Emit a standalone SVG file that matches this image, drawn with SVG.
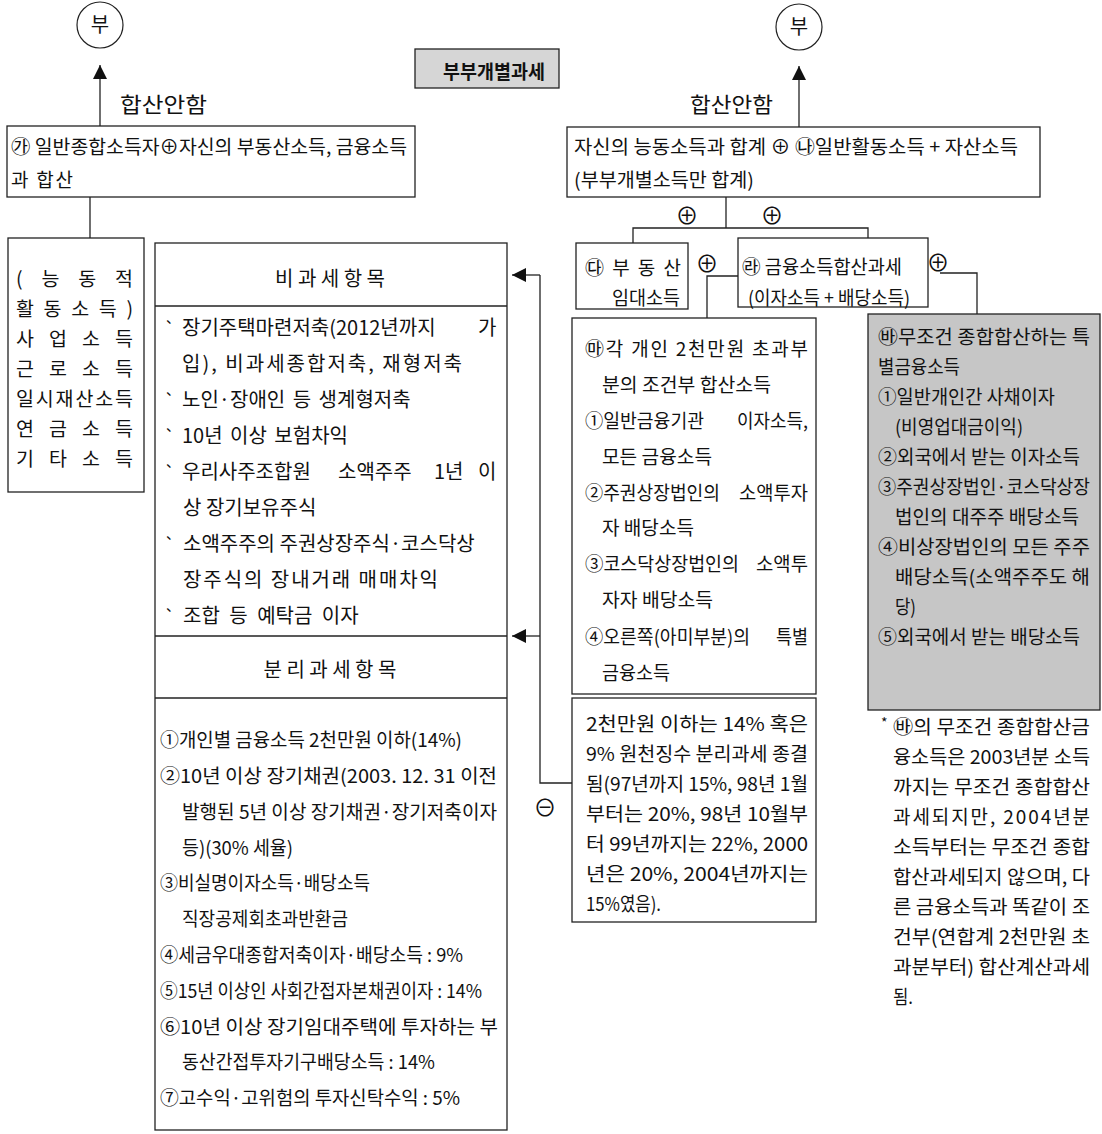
<svg xmlns="http://www.w3.org/2000/svg" width="1102" height="1134" viewBox="0 0 1102 1134">
<style>
text { font-family: "Noto Sans CJK KR", "Noto Sans", sans-serif; font-size: 19px; fill: #111; }
.box { fill: #fff; stroke: #222; stroke-width: 1.3; }
.gray { fill: #c6c6c6; stroke: #222; stroke-width: 1.3; }
.ln { fill: none; stroke: #222; stroke-width: 1.3; }
.big { font-size: 20px; }
.lbl { font-size: 21px; }
.sym { font-size: 23px; }
.c { text-anchor: middle; }
.bul { font-size: 14px; }
</style>
<defs>
<marker id="ah" viewBox="0 0 10 10" refX="10" refY="5" markerWidth="15" markerHeight="14" markerUnits="userSpaceOnUse" orient="auto">
<path d="M0,0 L10,5 L0,10 z" fill="#111"/>
</marker>
</defs>
<rect width="1102" height="1134" fill="#fff"/>

<g id="connectors">
<line class="ln" x1="100" y1="126" x2="100" y2="65" marker-end="url(#ah)"/>
<line class="ln" x1="799" y1="127" x2="799" y2="66" marker-end="url(#ah)"/>
<line class="ln" x1="90" y1="197" x2="90" y2="238"/>
<polyline class="ln" points="726,197 726,228"/>
<polyline class="ln" points="633,243 633,228 868,228 868,238"/>
<polyline class="ln" points="738,276 707,276 707,318"/>
<polyline class="ln" points="940,273 977,273 977,314"/>
<polyline class="ln" points="572,783 540,783 540,275"/>
<line class="ln" x1="540" y1="275" x2="512" y2="275" marker-end="url(#ah)"/>
<line class="ln" x1="540" y1="636" x2="512" y2="636" marker-end="url(#ah)"/>
<text class="lbl" x="120" y="112" textLength="87" lengthAdjust="spacingAndGlyphs">합산안함</text>
<text class="lbl" x="690" y="112" textLength="83" lengthAdjust="spacingAndGlyphs">합산안함</text>
<text class="sym c" x="687" y="224">⊕</text>
<text class="sym c" x="772" y="224">⊕</text>
<text class="sym c" x="707" y="272">⊕</text>
<text class="sym c" x="938" y="271">⊕</text>
<text class="sym c" x="545" y="816">⊖</text>
</g>

<g id="n-bu-left">
<circle cx="100" cy="25" r="23" fill="#fff" stroke="#222" stroke-width="1.2"/>
<text class="big c" x="100" y="32">부</text>
</g>

<g id="n-bu-right">
<circle cx="799" cy="27" r="23" fill="#fff" stroke="#222" stroke-width="1.2"/>
<text class="big c" x="799" y="34">부</text>
</g>

<g id="n-title">
<rect class="gray" x="415" y="49" width="144" height="39" style="fill:#d6d6d6"/>
<text x="443" y="79" font-weight="bold" textLength="102" lengthAdjust="spacingAndGlyphs">부부개별과세</text>
</g>

<g id="n-ga">
<rect class="box" x="7" y="126" width="408" height="71"/>
<text x="11" y="154" textLength="396" lengthAdjust="spacingAndGlyphs">㉮ 일반종합소득자⊕자신의 부동산소득, 금융소득</text>
<text x="11" y="187" textLength="62" lengthAdjust="spacing">과 합산</text>
</g>

<g id="n-na">
<rect class="box" x="567" y="127" width="473" height="70"/>
<text x="574" y="154" textLength="444" lengthAdjust="spacingAndGlyphs">자신의 능동소득과 합계 ⊕ ㉯일반활동소득 + 자산소득</text>
<text x="574" y="187" textLength="180" lengthAdjust="spacingAndGlyphs">(부부개별소득만 합계)</text>
</g>

<g id="n-active">
<rect class="box" x="8" y="238" width="136" height="254"/>
<text x="16" y="286" textLength="117" lengthAdjust="spacing" style="font-size:19.5px">(능동적</text>
<text x="16" y="316" textLength="117" lengthAdjust="spacing" style="font-size:19.5px">활동소득)</text>
<text x="16" y="346" textLength="117" lengthAdjust="spacing" style="font-size:19.5px">사업소득</text>
<text x="16" y="376" textLength="117" lengthAdjust="spacing" style="font-size:19.5px">근로소득</text>
<text x="16" y="406" textLength="117" lengthAdjust="spacing" style="font-size:19.5px">일시재산소득</text>
<text x="16" y="436" textLength="117" lengthAdjust="spacing" style="font-size:19.5px">연금소득</text>
<text x="16" y="466" textLength="117" lengthAdjust="spacing" style="font-size:19.5px">기타소득</text>
</g>

<g id="n-nontax">
<rect class="box" x="155" y="243" width="352" height="887"/>
<line class="ln" x1="155" y1="306" x2="507" y2="306"/>
<line class="ln" x1="155" y1="636" x2="507" y2="636"/>
<line class="ln" x1="155" y1="698" x2="507" y2="698"/>
<text class="big c" x="330" y="286">비 과 세 항 목</text>
<text class="big" y="335"><tspan class="bul" x="166" dy="-12">、</tspan><tspan x="182" dy="12">장기주택마련저축(2012년까지</tspan><tspan x="478">가</tspan></text>
<text class="big" x="182" y="371" textLength="280" lengthAdjust="spacing">입), 비과세종합저축, 재형저축</text>
<text class="big" y="407"><tspan class="bul" x="166" dy="-12">、</tspan><tspan x="182" dy="12" word-spacing="3">노인·장애인 등 생계형저축</tspan></text>
<text class="big" y="443"><tspan class="bul" x="166" dy="-12">、</tspan><tspan x="182" dy="12" word-spacing="3">10년 이상 보험차익</tspan></text>
<text class="big" y="479"><tspan class="bul" x="166" dy="-12">、</tspan><tspan x="182" dy="12">우리사주조합원</tspan><tspan x="338">소액주주</tspan><tspan x="434">1년</tspan><tspan x="478">이</tspan></text>
<text class="big" x="183" y="515">상 장기보유주식</text>
<text class="big" y="551"><tspan class="bul" x="166" dy="-12">、</tspan><tspan x="183" dy="12">소액주주의 주권상장주식·코스닥상</tspan></text>
<text class="big" x="183" y="587" textLength="255" lengthAdjust="spacing">장주식의 장내거래 매매차익</text>
<text class="big" y="623"><tspan class="bul" x="166" dy="-12">、</tspan><tspan x="183" dy="12" word-spacing="5">조합 등 예탁금 이자</tspan></text>
<text class="big c" x="330" y="677">분 리 과 세 항 목</text>
<text x="160" y="747" textLength="302" lengthAdjust="spacingAndGlyphs">①개인별 금융소득 2천만원 이하(14%)</text>
<text x="160" y="783" textLength="337" lengthAdjust="spacingAndGlyphs">②10년 이상 장기채권(2003. 12. 31 이전</text>
<text x="182" y="819" textLength="315" lengthAdjust="spacingAndGlyphs">발행된 5년 이상 장기채권·장기저축이자</text>
<text x="182" y="855" textLength="111" lengthAdjust="spacingAndGlyphs">등)(30% 세율)</text>
<text x="160" y="890" textLength="210" lengthAdjust="spacingAndGlyphs">③비실명이자소득·배당소득</text>
<text x="182" y="926" textLength="166" lengthAdjust="spacingAndGlyphs">직장공제회초과반환금</text>
<text x="160" y="962" textLength="303" lengthAdjust="spacingAndGlyphs">④세금우대종합저축이자·배당소득 : 9%</text>
<text x="160" y="998" textLength="322" lengthAdjust="spacingAndGlyphs">⑤15년 이상인 사회간접자본채권이자 : 14%</text>
<text x="160" y="1034" textLength="338" lengthAdjust="spacingAndGlyphs">⑥10년 이상 장기임대주택에 투자하는 부</text>
<text x="182" y="1069" textLength="253" lengthAdjust="spacingAndGlyphs">동산간접투자기구배당소득 : 14%</text>
<text x="160" y="1105" textLength="300" lengthAdjust="spacingAndGlyphs">⑦고수익·고위험의 투자신탁수익 : 5%</text>
</g>

<g id="n-da">
<rect class="box" x="576" y="243" width="112" height="66"/>
<text x="585" y="275" textLength="96" lengthAdjust="spacing">㉰ 부 동 산</text>
<text x="612" y="305" textLength="68" lengthAdjust="spacingAndGlyphs">임대소득</text>
</g>

<g id="n-ra">
<rect class="box" x="738" y="238" width="190" height="69"/>
<text x="742" y="274" textLength="160" lengthAdjust="spacingAndGlyphs">㉱ 금융소득합산과세</text>
<text x="748" y="305" textLength="162" lengthAdjust="spacingAndGlyphs">(이자소득 + 배당소득)</text>
</g>

<g id="n-ma">
<rect class="box" x="572" y="318" width="244" height="376"/>
<text x="585" y="356" textLength="223" lengthAdjust="spacing">㉲각 개인 2천만원 초과부</text>
<text x="602" y="392" textLength="169" lengthAdjust="spacingAndGlyphs">분의 조건부 합산소득</text>
<text x="585" y="428" textLength="119" lengthAdjust="spacingAndGlyphs">①일반금융기관</text>
<text x="737" y="428" textLength="71" lengthAdjust="spacingAndGlyphs">이자소득,</text>
<text x="602" y="464" textLength="110" lengthAdjust="spacingAndGlyphs">모든 금융소득</text>
<text x="585" y="500" textLength="135" lengthAdjust="spacingAndGlyphs">②주권상장법인의</text>
<text x="739" y="500" textLength="69" lengthAdjust="spacingAndGlyphs">소액투자</text>
<text x="602" y="535" textLength="92" lengthAdjust="spacingAndGlyphs">자 배당소득</text>
<text x="585" y="571" textLength="154" lengthAdjust="spacingAndGlyphs">③코스닥상장법인의</text>
<text x="756" y="571" textLength="52" lengthAdjust="spacingAndGlyphs">소액투</text>
<text x="602" y="607" textLength="111" lengthAdjust="spacingAndGlyphs">자자 배당소득</text>
<text x="585" y="644" textLength="165" lengthAdjust="spacingAndGlyphs">④오른쪽(아미부분)의</text>
<text x="776" y="644" textLength="32" lengthAdjust="spacingAndGlyphs">특별</text>
<text x="602" y="680" textLength="68" lengthAdjust="spacingAndGlyphs">금융소득</text>
</g>

<g id="n-withhold">
<rect class="box" x="572" y="698" width="244" height="224"/>
<text x="586" y="731" textLength="222" lengthAdjust="spacingAndGlyphs">2천만원 이하는 14% 혹은</text>
<text x="586" y="761" textLength="222" lengthAdjust="spacingAndGlyphs">9% 원천징수 분리과세 종결</text>
<text x="586" y="791" textLength="222" lengthAdjust="spacingAndGlyphs">됨(97년까지 15%, 98년 1월</text>
<text x="586" y="821" textLength="222" lengthAdjust="spacingAndGlyphs">부터는 20%, 98년 10월부</text>
<text x="586" y="851" textLength="222" lengthAdjust="spacingAndGlyphs">터 99년까지는 22%, 2000</text>
<text x="586" y="881" textLength="222" lengthAdjust="spacingAndGlyphs">년은 20%, 2004년까지는</text>
<text x="586" y="911" textLength="75" lengthAdjust="spacingAndGlyphs">15%였음).</text>
</g>

<g id="n-ba">
<rect class="gray" x="868" y="314" width="232" height="396"/>
<text x="878" y="344" textLength="212" lengthAdjust="spacingAndGlyphs">㉳무조건 종합합산하는 특</text>
<text x="878" y="374" textLength="82" lengthAdjust="spacingAndGlyphs">별금융소득</text>
<text x="878" y="404" textLength="177" lengthAdjust="spacingAndGlyphs">①일반개인간 사채이자</text>
<text x="895" y="434" textLength="128" lengthAdjust="spacingAndGlyphs">(비영업대금이익)</text>
<text x="878" y="464" textLength="202" lengthAdjust="spacingAndGlyphs">②외국에서 받는 이자소득</text>
<text x="878" y="494" textLength="212" lengthAdjust="spacingAndGlyphs">③주권상장법인·코스닥상장</text>
<text x="895" y="524" textLength="184" lengthAdjust="spacingAndGlyphs">법인의 대주주 배당소득</text>
<text x="878" y="554" textLength="212" lengthAdjust="spacingAndGlyphs">④비상장법인의 모든 주주</text>
<text x="895" y="584" textLength="195" lengthAdjust="spacingAndGlyphs">배당소득(소액주주도 해</text>
<text x="895" y="614" textLength="21" lengthAdjust="spacingAndGlyphs">당)</text>
<text x="878" y="644" textLength="202" lengthAdjust="spacingAndGlyphs">⑤외국에서 받는 배당소득</text>
</g>

<g id="n-note">
<text x="881" y="728" style="font-size:14px">*</text>
<text x="893" y="734" textLength="197" lengthAdjust="spacingAndGlyphs">㉳의 무조건 종합합산금</text>
<text x="893" y="764" textLength="197" lengthAdjust="spacingAndGlyphs">융소득은 2003년분 소득</text>
<text x="893" y="794" textLength="197" lengthAdjust="spacingAndGlyphs">까지는 무조건 종합합산</text>
<text x="893" y="824" textLength="197" lengthAdjust="spacing">과세되지만, 2004년분</text>
<text x="893" y="854" textLength="197" lengthAdjust="spacingAndGlyphs">소득부터는 무조건 종합</text>
<text x="893" y="884" textLength="197" lengthAdjust="spacingAndGlyphs">합산과세되지 않으며, 다</text>
<text x="893" y="914" textLength="197" lengthAdjust="spacingAndGlyphs">른 금융소득과 똑같이 조</text>
<text x="893" y="944" textLength="197" lengthAdjust="spacingAndGlyphs">건부(연합계 2천만원 초</text>
<text x="893" y="974" textLength="197" lengthAdjust="spacingAndGlyphs">과분부터) 합산계산과세</text>
<text x="893" y="1004" textLength="20" lengthAdjust="spacingAndGlyphs">됨.</text>
</g>
</svg>
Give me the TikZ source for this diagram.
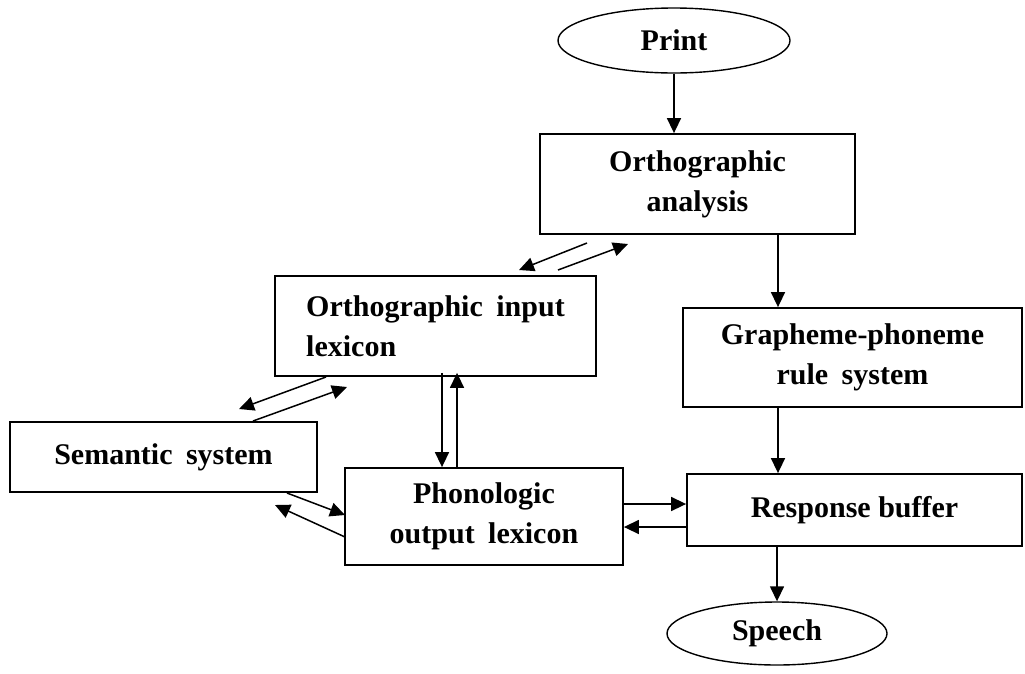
\documentclass[tikz,border=0pt]{standalone}
\usepackage{fontspec}
\setmainfont{Liberation Serif}
\usetikzlibrary{shapes.geometric,arrows.meta}
\newcommand{\wsp}{\hspace{0.45em}}
\begin{document}
\begin{tikzpicture}[x=1pt,y=-1pt,
  every node/.style={font=\fontsize{30}{40}\selectfont\bfseries, inner sep=0pt},
  box/.style={draw, line width=1.8pt, rectangle, align=center},
  oval/.style={draw, line width=1.4pt, ellipse},
  arr/.style={line width=1.5pt, -{Triangle[length=15pt,width=14pt]}}]
\useasboundingbox (0,0) rectangle (1025,673);
\node[oval, minimum width=232pt, minimum height=65pt] (print) at (674,40.5) {Print};
\node[box, minimum width=315pt, minimum height=100pt] (oa) at (697.5,184) {Orthographic\\analysis};
\node[box, minimum width=321pt, minimum height=100pt, align=left] (il) at (435.5,326) {Orthographic\wsp input\\lexicon};
\node[box, minimum width=339pt, minimum height=99pt] (gp) at (852.5,357.5) {Grapheme-phoneme\\rule\wsp system};
\node[box, minimum width=307pt, minimum height=70pt] (ss) at (163.5,457) {Semantic\wsp system};
\node[box, minimum width=278pt, minimum height=97pt] (po) at (484,516.5) {Phonologic\\output\wsp lexicon};
\node[box, minimum width=335pt, minimum height=72pt] (rb) at (854.5,510) {Response buffer};
\node[oval, minimum width=220pt, minimum height=63pt] (sp) at (777,633.5) {Speech};
% vertical helper coordinates
\coordinate (vx1) at (778,0);
\coordinate (vx2) at (442,0);
\coordinate (vx3) at (457,0);
\coordinate (hy1) at (0,504);
\coordinate (hy2) at (0,527);
% diagonal free ends
\coordinate (d1s) at (587,243); \coordinate (d1e) at (519,270);
\coordinate (d2s) at (558,270); \coordinate (d2e) at (628,244);
\coordinate (d3s) at (326,377); \coordinate (d3e) at (239,409);
\coordinate (d4s) at (253,421); \coordinate (d4e) at (347,387);
\coordinate (d5s) at (287,493); \coordinate (d5e) at (345,515);
\coordinate (d6s) at (345,537); \coordinate (d6e) at (275,505);
\draw[arr] (print.south) -- (print.south |- oa.north);
\draw[arr] (vx1 |- oa.south) -- (vx1 |- gp.north);
\draw[arr] (vx1 |- gp.south) -- (vx1 |- rb.north);
\draw[arr] (sp.north |- rb.south) -- (sp.north);
\draw[arr] (d1s) -- (d1e);
\draw[arr] (d2s) -- (d2e);
\draw[arr] (d3s) -- (d3e);
\draw[arr] (d4s) -- (d4e);
\draw[arr] (d5s) -- (d5e);
\draw[arr] (d6s) -- (d6e);
\draw[arr] ([yshift=4pt]vx2 |- il.south) -- (vx2 |- po.north);
\draw[arr] (vx3 |- po.north) -- ([yshift=4pt]vx3 |- il.south);
\draw[arr] (po.east |- hy1) -- (rb.west |- hy1);
\draw[arr] (rb.west |- hy2) -- (po.east |- hy2);
\end{tikzpicture}
\end{document}
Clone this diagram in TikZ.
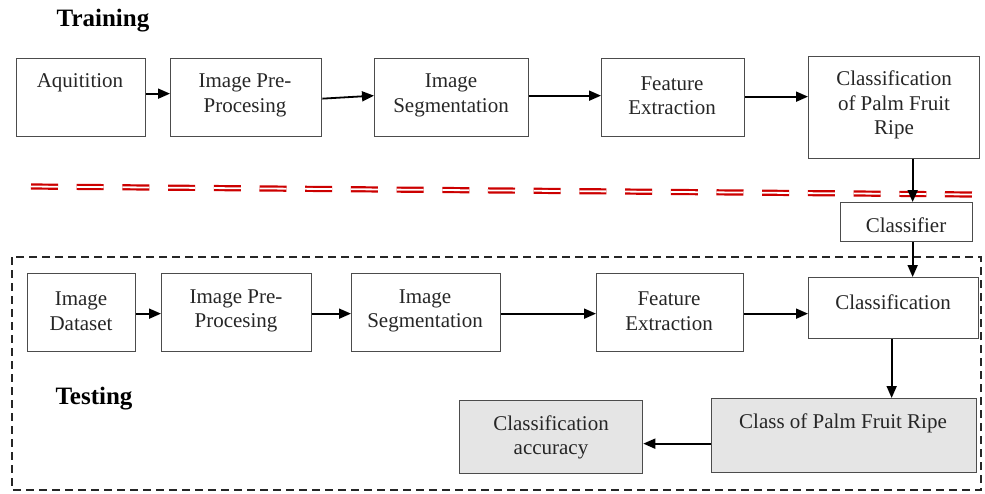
\documentclass[tikz,border=0pt]{standalone}
\usepackage{fontspec}
\setmainfont{Liberation Serif}
\usetikzlibrary{arrows.meta}
\begin{document}
\begin{tikzpicture}[x=1pt,y=-1pt,
  box/.style={draw=black!70,line width=1.3pt,inner sep=0pt,anchor=north west},
  gbox/.style={box,fill=black!10},
  txt/.style={font=\fontsize{21}{24.5}\selectfont,align=center,inner sep=0pt,text=black!85,yshift=-3pt},
  ttl/.style={font=\fontsize{25}{28}\selectfont\bfseries,inner sep=0pt,yshift=-3pt},
  arr/.style={draw=black,line width=1.8pt,-{Triangle[length=12pt,width=10pt]}},
  redline/.style={draw=red!80!black,double=white,double distance=1.8pt,line width=2.2pt,dash pattern=on 27pt off 18.7pt},
  frame/.style={draw=black!85,line width=1.8pt,dash pattern=on 8pt off 5pt}]
\useasboundingbox (0,0) rectangle (985,493);
% frame of testing part
\draw[frame] (12,257) rectangle (981,490);
% titles
\node[ttl] (tTrain) at (103,18) {Training};
\node[ttl] (tTest) at (94,396) {Testing};
% training row
\node[box,minimum width=129pt,minimum height=78pt] (a1) at (16,58) {};
\node[txt] (a1t) at (80,80) {Aquitition};
\node[box,minimum width=151pt,minimum height=78pt] (a2) at (170,58) {};
\node[txt] (a2t) at (245,92.5) {Image Pre-\\Procesing};
\node[box,minimum width=154pt,minimum height=78pt] (a3) at (374,58) {};
\node[txt] (a3t) at (451,92.5) {Image\\Segmentation};
\node[box,minimum width=143pt,minimum height=78pt] (a4) at (601,58) {};
\node[txt] (a4t) at (672,92.5) {Feature\\Extraction};
\node[box,minimum width=171pt,minimum height=102pt] (a5) at (808,56) {};
\node[txt] (a5t) at (894,102) {Classification\\of Palm Fruit\\Ripe};
% classifier
\node[box,minimum width=132pt,minimum height=39pt] (clf) at (840,202) {};
\node[txt] (clft) at (906,222) {Classifier};
% testing row
\node[box,minimum width=108pt,minimum height=78pt] (b1) at (27,273) {};
\node[txt] (b1t) at (81,308) {Image\\Dataset};
\node[box,minimum width=150pt,minimum height=78pt] (b2) at (161,273) {};
\node[txt] (b2t) at (236,308) {Image Pre-\\Procesing};
\node[box,minimum width=149pt,minimum height=78pt] (b3) at (351,273) {};
\node[txt] (b3t) at (425,308) {Image\\Segmentation};
\node[box,minimum width=147pt,minimum height=78pt] (b4) at (596,273) {};
\node[txt] (b4t) at (669,308) {Feature\\Extraction};
\node[box,minimum width=170pt,minimum height=61pt] (b5) at (808,277) {};
\node[txt] (b5t) at (893,299) {Classification};
\node[gbox,minimum width=265pt,minimum height=74pt] (c1) at (711,398) {};
\node[txt] (c1t) at (843,420) {Class of Palm Fruit Ripe};
\node[gbox,minimum width=183pt,minimum height=73pt] (c2) at (459,400) {};
\node[txt] (c2t) at (551,434.5) {Classification\\accuracy};
% red separator
\coordinate (r1) at (31,186.5);
\coordinate (r2) at (972,194.5);
\draw[redline] (r1) -- (r2);
% training arrows
\draw[arr] ([yshift=4pt]a1.east) -- ([yshift=4pt]a2.west);
\draw[arr] ([yshift=-1pt]a2.east) -- ([yshift=2pt]a3.west);
\draw[arr] ([yshift=2pt]a3.east) -- ([yshift=2pt]a4.west);
\draw[arr] ([yshift=1pt]a4.east) -- ([yshift=1pt]a5.west |- a4.east);
\draw[arr] ([xshift=18.5pt]a5.south) -- ([xshift=18.5pt]a5.south |- clf.north);
\draw[arr] ([xshift=6pt]clf.south) -- ([xshift=6pt]clf.south |- b5.north);
% testing arrows
\draw[arr] ([yshift=-1pt]b1.east) -- ([yshift=-1pt]b2.west);
\draw[arr] ([yshift=-1pt]b2.east) -- ([yshift=-1pt]b3.west);
\draw[arr] ([yshift=-1pt]b3.east) -- ([yshift=-1pt]b4.west);
\draw[arr] ([yshift=-1pt]b4.east) -- ([yshift=-1pt]b5.west |- b4.east);
\draw[arr] ([xshift=-2pt]b5.south) -- ([xshift=-2pt]b5.south |- c1.north);
\draw[arr] ([yshift=-8pt]c1.west) -- ([yshift=-8pt]c2.east |- c1.west);
\end{tikzpicture}
\end{document}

• _TO DO_: Filter the entries and copy out every line with the word "diagram".

• _RESULT OF THE TASK_:
Give me the TikZ source for this diagram.
Clone this diagram in TikZ.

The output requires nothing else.